In Asia, stocks were slaughtered, as the anemic Japanese currency ignited renewed fears that other Asian nations, including China, might devalue their own currencies.
Speculation that Hong Kong might de-link the Hong Kong dollar from the U.S. dollar contributed to a 5.7 percent tumble in Hong Kong's Hang Seng index. Nevertheless, Hong Kong's chief executive, Tung Chee-hwa, told an Australian business group, "We wil not change the policy [to keep the Hong Kong dollar pegged to the U.S. dollar]."
Also, South Korea's Seoul Composite index plunged 4.8 percent to an 11-year low, Thailand's SET index staggered 5.7 percent, and Malaysia's KLSE Composite withered 4.3 percent. Indonesia's Jakarta Composite gave back 0.5 percent. See full story.
Japan, for its part, saw its Nikkei 225 index retreat 1.3 percent. Friday, Japan's government said its economy contracted for the first full year since 1974, providing the first official declaration that the country is in a recession.
Japan's Economic Planning Agency said the country's gross domestic product for the fiscal year ended March 1998 declined 0.7 percent.
On the Big Board floor, turnover dwindled 8 percent to 587 million shares.
The Nasdaq Composite declined 1.7 percent. Declining issues led advancers by 3 to 1 in the Nasdaq Stock Market. Volume totaled 636 million shares.
In the bond market, the 30-year Treasury advanced 1 3/32, to yield 5.592 percent, a fresh record low. See Bond Report.
In special situations, Bay Networks (BAY) rose 2 3/8 to 30 3/4 after Canada's Northern Telecom (NT) said it will buy the computer networker for $9.1 billion in stock, or $38.21 a share. See full story.
A few other networking issues held up relatively well despite the uncertain market environment. Fore Systems climbed 1/2 to 23 5/8, 3Com 11/64 to 24 3/16, and Ascend Communications 1/4 to 49 3/4.
Albank Financial (ALBK) surged 13 1/4 to 64 3/4. Cleveland-based savings & loan Charter One Financial (COFI) will pay $1 billion in stock for the provider of mortgage loans, insurance products, and other financial services. Charter One shares lost 4 to 30 1/8.
Securities broker McDonald & Co. (MDD) put on 2 1/8 to 33 after agreeing to be acquired by fellow Cleveland-based firm KeyCorp (KEY) in a $653 million deal. Shares of KeyCorp, a regional bank, shed 1 1/8 to 35 3/4.
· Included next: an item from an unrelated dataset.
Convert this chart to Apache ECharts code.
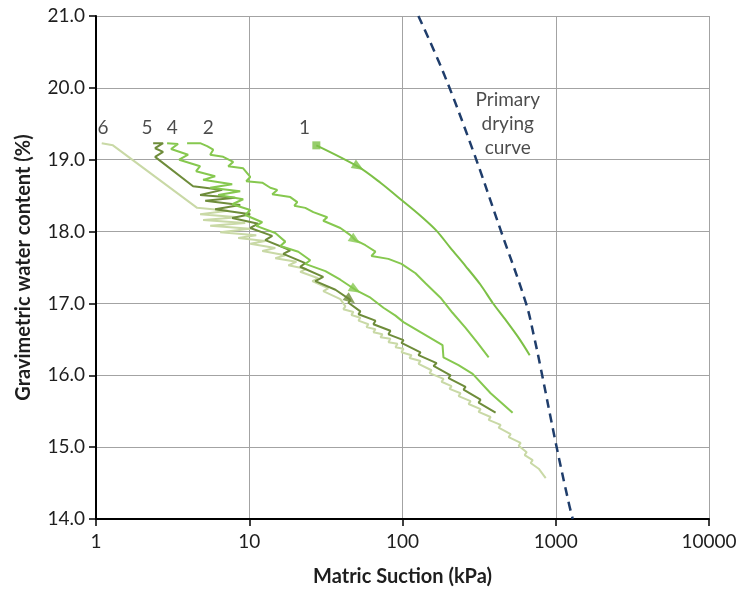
<!DOCTYPE html>
<html>
<head>
<meta charset="utf-8">
<script src="https://cdn.jsdelivr.net/npm/echarts@6/dist/echarts.min.js"></script>
<style>
  html, body { margin: 0; padding: 0; background: #ffffff; }
  #chart { width: 740px; height: 593px; }
</style>
</head>
<body>
<div id="chart"></div>
<script>
// Wetting/drying paths: matric suction (kPa) and gravimetric water content (%)
const suction1 = [27.4, 51.6, 71.8, 98.5, 131, 167, 206, 258, 323, 387, 471, 573, 676];
const water1   = [19.20, 18.90, 18.68, 18.44, 18.22, 18.01, 17.77, 17.52, 17.26, 17.01, 16.77, 16.52, 16.28];

const suction2 = [3.93, 4.78, 5.31, 5.82, 5.56, 6.76, 7.86, 7.29, 9.13, 10.15, 9.56, 12.16, 13.72, 15.24, 14.13, 18.53, 20.59, 19.68, 23.2, 26.2, 32.3, 30.4, 39.3, 45.7, 49.3, 57.3, 66.6, 62.7, 80.9, 98.5, 121.6, 141.3, 177, 212, 258, 309, 365];
const water2   = [19.23, 19.23, 19.19, 19.14, 19.07, 19.04, 18.97, 18.91, 18.88, 18.76, 18.70, 18.68, 18.61, 18.58, 18.52, 18.48, 18.41, 18.36, 18.33, 18.27, 18.20, 18.15, 18.05, 17.95, 17.88, 17.81, 17.72, 17.66, 17.62, 17.55, 17.42, 17.28, 17.08, 16.87, 16.66, 16.45, 16.25];

const suction4 = [2.91, 3.43, 3.09, 3.99, 3.49, 4.78, 4.50, 5.99, 5.00, 7.74, 5.56, 8.73, 6.27, 9.13, 7.74, 10.15, 9.42, 12.16, 11.11, 14.79, 17.19, 15.94, 20.9, 25.0, 23.2, 31.4, 39.3, 49.3, 61.8, 75.1, 90.0, 101.5, 131, 182.5, 185, 232, 287, 376, 523];
const water4   = [19.23, 19.22, 19.15, 19.07, 19.00, 18.91, 18.84, 18.77, 18.72, 18.66, 18.61, 18.56, 18.51, 18.45, 18.38, 18.30, 18.23, 18.13, 18.08, 17.98, 17.86, 17.80, 17.72, 17.60, 17.55, 17.45, 17.33, 17.19, 17.08, 16.94, 16.83, 16.74, 16.60, 16.42, 16.25, 16.14, 16.02, 15.75, 15.48];

const suction5 = [2.36, 2.74, 2.43, 2.74, 2.43, 4.30, 5.16, 6.66, 4.78, 8.10, 5.16, 8.73, 5.99, 10.15, 7.74, 11.45, 10.15, 14.13, 12.72, 18.53, 16.67, 23.2, 21.5, 30.4, 27.0, 36.5,
                  45.7, 44.4, 53.1, 51.6, 66.6, 64.6, 83.4, 81.0, 101.5, 98.5, 131.1, 127.2, 167, 159.4, 206, 199.8, 258, 250.3, 323, 313.8, 405];
const water5   = [19.23, 19.23, 19.16, 19.11, 19.04, 18.63, 18.61, 18.58, 18.51, 18.47, 18.43, 18.37, 18.31, 18.24, 18.19, 18.11, 18.05, 17.94, 17.88, 17.74, 17.69, 17.56, 17.51, 17.37, 17.31, 17.19,
                  17.05, 17.01, 16.89, 16.85, 16.76, 16.71, 16.62, 16.57, 16.49, 16.45, 16.32, 16.28, 16.17, 16.13, 16.00, 15.96, 15.84, 15.80, 15.66, 15.62, 15.48];

const suction6 = [1.09, 1.29, 4.57, 7.29, 4.78, 8.47, 5.00, 9.42, 5.56, 10.15, 6.46, 11.11, 8.47, 12.72, 10.15, 14.79, 12.16, 17.19, 14.79, 20.3, 17.98, 23.6, 21.5, 28.2, 25.8, 32.8, 30.4, 39.3,
                  42.4, 41.1, 47.8, 46.4, 53.1, 51.6, 59.9, 58.2, 66.6, 64.6, 74.0, 71.8, 83.4, 81.0, 92.7, 90.0, 101.5, 98.5, 114.5, 111.1, 131.1, 127.2, 154.7, 150.2, 185.3, 179.8,
                  209.0, 202.8, 239.3, 232.3, 278.2, 269.9, 323.4, 313.8, 375.9, 364.8, 437.0, 424.0, 507.9, 492.8, 590.2, 572.9, 646.0, 626.9, 707.1, 686.2, 773.9, 859.8];
const water6   = [19.23, 19.20, 18.33, 18.29, 18.24, 18.20, 18.16, 18.12, 18.08, 18.04, 17.99, 17.95, 17.91, 17.87, 17.83, 17.77, 17.73, 17.67, 17.63, 17.58, 17.53, 17.48, 17.44, 17.35, 17.31, 17.21, 17.17, 17.06,
                  16.96, 16.92, 16.88, 16.84, 16.80, 16.76, 16.71, 16.67, 16.64, 16.60, 16.57, 16.53, 16.51, 16.46, 16.44, 16.39, 16.37, 16.32, 16.28, 16.24, 16.20, 16.16, 16.07, 16.03,
                  15.95, 15.91, 15.85, 15.81, 15.75, 15.71, 15.64, 15.60, 15.53, 15.49, 15.42, 15.38, 15.31, 15.27, 15.18, 15.14, 15.06, 15.02, 14.93, 14.89, 14.82, 14.78, 14.70, 14.57];

// Primary drying curve
const suctionDry = [127, 185, 287, 437, 640, 718, 798, 1000, 1217, 1291];
const waterDry   = [21.0, 20.21, 19.14, 18.02, 17.0, 16.56, 16.1, 15.06, 14.22, 14.0];

// Path numbers written above the starting points
const pathNames       = ['6', '5', '4', '2', '1'];
const pathNameSuction = [1.11, 2.15, 3.14, 5.4, 22.9];
const pathNameWater   = [19.44, 19.44, 19.44, 19.44, 19.44];

const dryingLabel = 'Primary\ndrying\ncurve';
const dryingLabelAt = [486, 19.50];

// X axis decade labels
const xTicks = [1, 10, 100, 1000, 10000];

const zip = (xs, ys) => xs.map((x, i) => [x, ys[i]]);

const FONT = 'Lato, "Open Sans", "Liberation Sans", sans-serif';
const C_BRIGHT = '#86c84f';
const C_BRIGHT2 = '#7cc046';
const C_DARK = '#6e8c3a';
const C_PALE = '#c9d9a6';
const C_DRY = '#1f3d6b';
const C_TEXT = '#1e1e1e';

function pathSeries(name, xs, ys, color, z, smooth) {
  return {
    name: name, type: 'line', data: zip(xs, ys), showSymbol: false, symbol: 'none',
    smooth: smooth || false,
    lineStyle: { color: color, width: 2 }, z: z, silent: true, animation: false
  };
}

function arrowSeries(xs, ys, idx, color, rot) {
  return {
    type: 'scatter', data: [[xs[idx], ys[idx]]], symbol: 'triangle', symbolSize: [10, 12],
    symbolRotate: rot, itemStyle: { color: color }, z: 6, silent: true, animation: false
  };
}

const chart = echarts.init(document.getElementById('chart'), null, { renderer: 'canvas' });

chart.setOption({
  animation: false,
  backgroundColor: '#ffffff',
  grid: { left: 96, right: 31, top: 16, bottom: 74, containLabel: false },
  xAxis: {
    type: 'log', logBase: 10, min: 1, max: 10000,
    name: 'Matric Suction (kPa)', nameLocation: 'middle', nameGap: 48,
    nameTextStyle: { fontFamily: FONT, fontSize: 20, fontWeight: 'bold', color: C_TEXT },
    axisLine: { show: true, onZero: false, lineStyle: { color: '#000', width: 2 } },
    axisTick: { show: true, inside: false, length: 7, lineStyle: { color: '#000', width: 1.5 } },
    minorTick: { show: false },
    axisLabel: {
      fontFamily: FONT, fontSize: 19, color: C_TEXT, margin: 13,
      formatter: v => (xTicks.indexOf(Math.round(v)) >= 0 ? String(Math.round(v)) : '')
    },
    splitLine: { show: true, lineStyle: { color: '#a3a3a3', width: 1 } }
  },
  yAxis: {
    type: 'value', min: 14, max: 21, interval: 1,
    name: 'Gravimetric water content (%)', nameLocation: 'middle', nameGap: 62,
    nameTextStyle: { fontFamily: FONT, fontSize: 20, fontWeight: 'bold', color: C_TEXT },
    axisLine: { show: true, onZero: false, lineStyle: { color: '#000', width: 2 } },
    axisTick: { show: true, inside: false, length: 7, lineStyle: { color: '#000', width: 1.5 } },
    axisLabel: { fontFamily: FONT, fontSize: 19, color: C_TEXT, margin: 11, formatter: v => v.toFixed(1) },
    splitLine: { show: true, lineStyle: { color: '#a3a3a3', width: 1 } }
  },
  series: [
    pathSeries('6', suction6, water6, C_PALE, 2),
    pathSeries('5', suction5, water5, C_DARK, 3),
    pathSeries('4', suction4, water4, C_BRIGHT, 4),
    pathSeries('2', suction2, water2, C_BRIGHT, 4),
    pathSeries('1', suction1, water1, C_BRIGHT2, 4, 0.3),
    {
      name: 'Primary drying curve', type: 'line', data: zip(suctionDry, waterDry),
      showSymbol: false, symbol: 'none', smooth: 0.4,
      lineStyle: { color: C_DRY, width: 2.5, type: [9, 6] }, z: 5, silent: true
    },
    // start marker of path 1
    {
      type: 'scatter', data: [[suction1[0], water1[0]]], symbol: 'rect', symbolSize: 8,
      itemStyle: { color: C_BRIGHT2 }, z: 6, silent: true
    },
    arrowSeries(suction1, water1, 1, C_BRIGHT2, -121),
    arrowSeries(suction2, water2, 24, C_BRIGHT, -124),
    arrowSeries(suction4, water4, 27, C_BRIGHT, -121),
    arrowSeries(suction5, water5, 26, C_DARK, -128),
    // path numbers
    {
      type: 'scatter', symbolSize: 0, silent: true, z: 7,
      data: pathNames.map((n, i) => ({ value: [pathNameSuction[i], pathNameWater[i]], name: n })),
      label: {
        show: true, position: 'inside', formatter: p => p.name,
        fontFamily: FONT, fontSize: 19, color: C_TEXT
      }
    },
    {
      type: 'scatter', symbolSize: 0, silent: true, z: 7,
      data: [{ value: dryingLabelAt, name: dryingLabel }],
      label: {
        show: true, position: 'inside', formatter: p => p.name, align: 'center',
        fontFamily: FONT, fontSize: 19, lineHeight: 24, color: C_TEXT
      }
    }
  ]
});
</script>
</body>
</html>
In other individual issues, Dow component Minnesota Mining & Manufacturing (MMM) backpedaled 5 7/8 to 81 after warning Wall Street that it sees second-quarter net of between 90 cents and 94 cents a share. Most analysts had expected $1.05. 3M blamed the Asian crisis for its revised outlook. See full story.
Broderbund Software (BROD) sagged 3 to 17 3/16. The educational and entertainment software developer, citing elevated levels of product returns and customer rebates, said it will likely post a loss of between 12 cents and 15 cents a share. Most analysts had anticipated a per-share profit of a penny. As well, Broderbund retained Donaldson Lufkin & Jenrette to explore strategic alternatives.